Taking valuations as a starting point, there are concerns around the expensiveness of stocks, and given the low to rising yield environment, it is difficult to see much value in fixed income. Although it is far too early to call for ‘inflationary times,’ with unemployment near historic lows, strong global growth, and the potential for trade wars putting upward pressure on prices, there is the possibility that inflation surpasses current forecasts. All of this combines to create a difficult environment for the traditional beta portfolio.
So after almost a decade of being the investors’ darlings, with both of them performing well, the outlook for ‘Bequities’ isn’t so rosy. The return expectation for fixed income is flat to small negative, with the risk being that rates rise faster and higher than anticipated, turning the small negative into a large one. If this does happen, there is potential that an already jittery stock market follows suit on the downward path. Perhaps then it is time for this couple to consider following ‘Brangelina’ and start dating other asset classes.
The markets seemed intent on solidifying February’s reputation as a miserable month. Credit gave back January’s performance and then some, with spreads widening 5 to 25 bps on the month. The recent outperformers such as bank subordinated debt (NVCC) and REITs were particularly hard hit. Generically, spreads are 2 to 3 bps wider YTD in Canada, and roughly 7 bps wider YTD in the US.
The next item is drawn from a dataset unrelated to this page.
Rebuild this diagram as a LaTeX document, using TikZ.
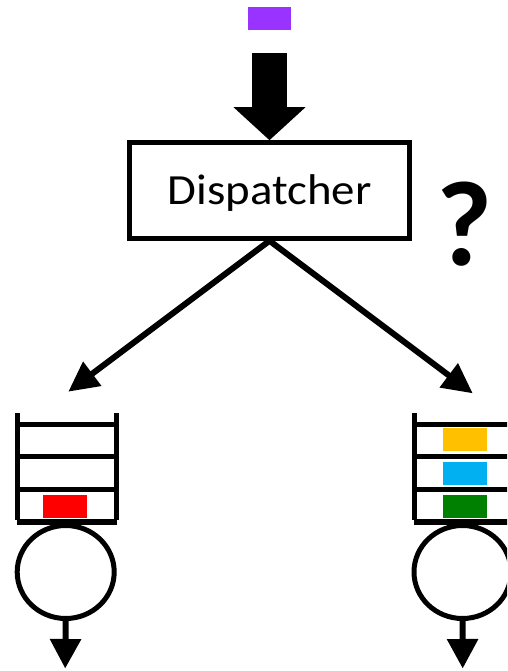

The initial damage resulted from the dramatic drop in equities, although when stocks recovered and stabilized (sort of), credit continued to leak wider under the weight of new supply. Despite the poor tone, issuers (perhaps concerned about rising rates) sold $9.6B in the primary market (2nd highest February issuance in history), with the vast majority coming at the tail end of the month. This led to the market being overfed in a short period of time, particularly as US bond funds/ETFs experienced large redemptions, forcing managers to liquidate holdings. We don’t believe Canadian managers are experiencing significant redemptions. However, the situation south of the border kept some people on the sidelines. The dynamic in the marketplace meant there was no place to hide, as even normally ‘safe’ short maturity bonds were pressured wider as well.
After January’s solid rally in credit, we had trimmed longer maturity positions preferring to concentrate in the two-year and under space. Throughout February we used pockets of liquidity to reduce risk further and add to hedging positions. Although we did not give back all of January’s gains, the fund was down 45bps this month.
Given the turmoil in the markets, any forward-looking views should be taken with a grain of salt, and we remain prepared to adapt to changing situations. Accordingly, we continue to maintain a more defensive and flexible posture but are mindful that volatility can create some interesting opportunities. With that in mind, there are a few particular developments that we are watching closely.
One of which is how well the flood of M&A related new issuance from CVS and Choice REIT is digested. Also, high on our radar are the inflows and outflows from bond funds and ETFs, which will determine the buying or selling pressure exerted by traditional asset managers. Furthermore, with the rise in interest rates the all-in yields of the 5y space have become particularly attractive, therefore, we are monitoring further term extension from the long only crowd, as they move from shorter to longer-dated securities.
As always, one eye must be kept on the chaos within the White House as protectionist threats at month-end led to another risk-off move. With equities already in a fragile state, we are hopeful to get a more rational direction in trade policy from the U.S. administration but remain cautious of the headline risk that can come from 4 am tweets.
Despite the negativity pervading the markets, higher credit spreads do not seem to be attributed to fears that a recession is looming. Instead, it appears that investors are reassessing valuations and are struggling to digest a deluge of issuance. The silver lining is that widening episodes set the conditions for better prospective returns either because carry improves or spreads narrow.
The big picture view remains the same. Global growth remains strong enough to prompt central banks to move away from monetary stimulus. The risk is that US yields move higher than most people expect. Fortunately, Canadian rates shouldn’t move as much. A potential creeping trade war with our largest trading partner, high personal debt levels, and an uncertain housing market will likely temper the Bank of Canada’s enthusiasm to pursue multiple rate hikes this year. The Federal Reserve will likely deliver three or four more hikes in 2018, while the Bank of Canada might just have one more left to do.